The ERA recently ruled that an IT company owed a former manager unpaid bonus payments, despite the company having made no profit and claiming it was unable to do so.
David Georgetti was employed by Compass for seven years, and was made redundant following a company restructuring in 2013 – this came as a result of financial strain on the organisation, which Georgetti’s bonus payments contributed to.
Georgetti took his complaint to the Employment Relations Authority (ERA), seeking up to $60,000 in unpaid bonuses from March 2012 to August 2013.
Compass claimed that it was unable to pay employees large bonuses as the company was no longer making a profit.
Georgetti’s former employer claimed that the residential business unit, which he had been in charge of, made no profit during this period – so there had been no profit growth from which to calculate a bonus.
Georgetti had said, in a thread of emails between company bosses, that he was owed bonuses of 25% of his remuneration package.
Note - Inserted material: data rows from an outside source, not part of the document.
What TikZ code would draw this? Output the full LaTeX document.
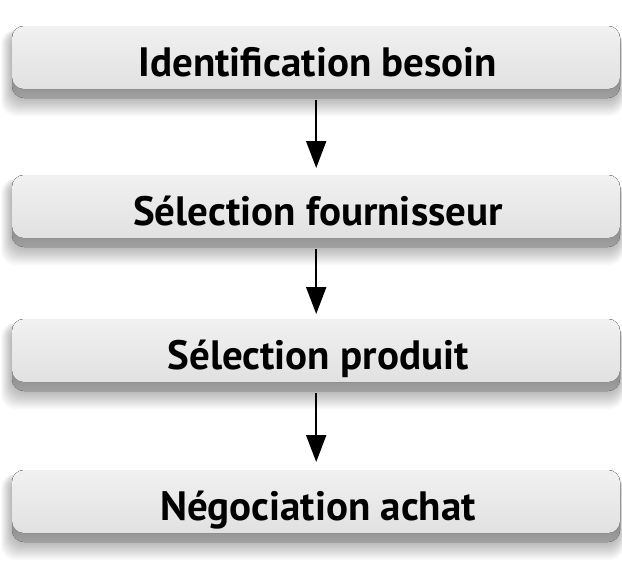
\documentclass[tikz,border=0pt]{standalone}
\usepackage{fontspec}
\setmainfont{PT Sans}
\usetikzlibrary{arrows.meta}
\definecolor{facetop}{HTML}{F1F1F1}
\definecolor{facebot}{HTML}{E1E1E1}
\definecolor{bandtop}{HTML}{555555}
\definecolor{bandbot}{HTML}{A0A0A0}
\newcommand\flowbox[3]{%
  % soft shadow
  \foreach \i in {1,...,12}{%
    \fill[black,opacity=0.022,rounded corners=14pt]
      (12-\i*0.9, #2+6-\i*0.2) rectangle (620+\i*0.3, #2+72+\i*1.5);
  }
  % dark bevel (whole box)
  \fill[rounded corners=12pt, top color=bandtop, bottom color=bandbot]
    (12,#2) rectangle (620,#2+72);
  % light face
  \fill[rounded corners=12pt, top color=facetop, bottom color=facebot]
    (12,#2) rectangle (620,#2+63);
  \node[boxarea, anchor=north west] (#1) at (12,#2) {};
  \node[boxtext] (#1t) at (318,#2+50) {#3};
}
\begin{document}
\begin{tikzpicture}[x=1pt,y=-1pt,
  boxarea/.style={minimum width=608pt, minimum height=72pt, inner sep=0pt, draw=none},
  boxtext/.style={anchor=base, inner sep=0pt, font=\bfseries\fontsize{41}{46}\selectfont, text=black},
  arr/.style={line width=2pt, -{Triangle[width=20pt,length=27pt]}}]
\useasboundingbox (0,0) rectangle (622,563);
\fill[white] (0,0) rectangle (622,563);
\flowbox{b1}{26}{Identification besoin}
\flowbox{b2}{175}{Sélection fournisseur}
\flowbox{b3}{319}{Sélection produit}
\flowbox{b4}{470}{Négociation achat}
\draw[arr] ([yshift=-2pt]b1.south) -- ([yshift=7pt]b2.north);
\draw[arr] ([yshift=-2pt]b2.south) -- ([yshift=5pt]b3.north);
\draw[arr] ([yshift=-2pt]b3.south) -- ([yshift=8pt]b4.north);
\end{tikzpicture}
\end{document}
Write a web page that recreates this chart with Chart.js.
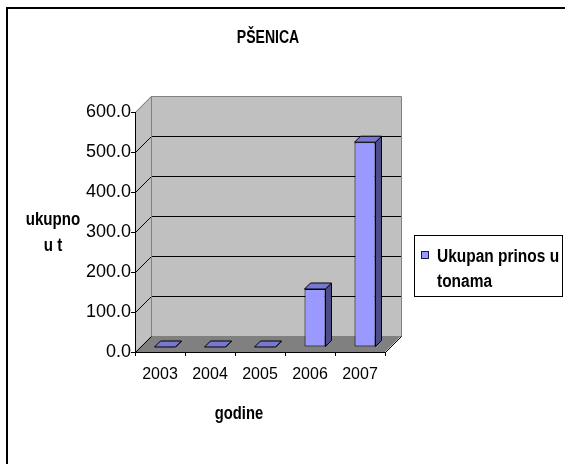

He added that these were “not discretionary and payment of them shouldn't be affected by the business' current financial pressure,” claiming that such payments had been paid out in previous non-profit years.
The ERA said in its decision that Georgetti had a “contractual right” to a bonus worth up to $60,000 per annum. With the exception of targets, there were no terms or conditions attached to these payments, the ERA ruled, saying that “specifically, there is no reference to a bonus not being payable in the absence of a profit.”
It also noted Compass had paid him in negative growth periods based on his own calculations in the past.
Compass was ordered to pay a total of $16,327.22 in unpaid bonus payments.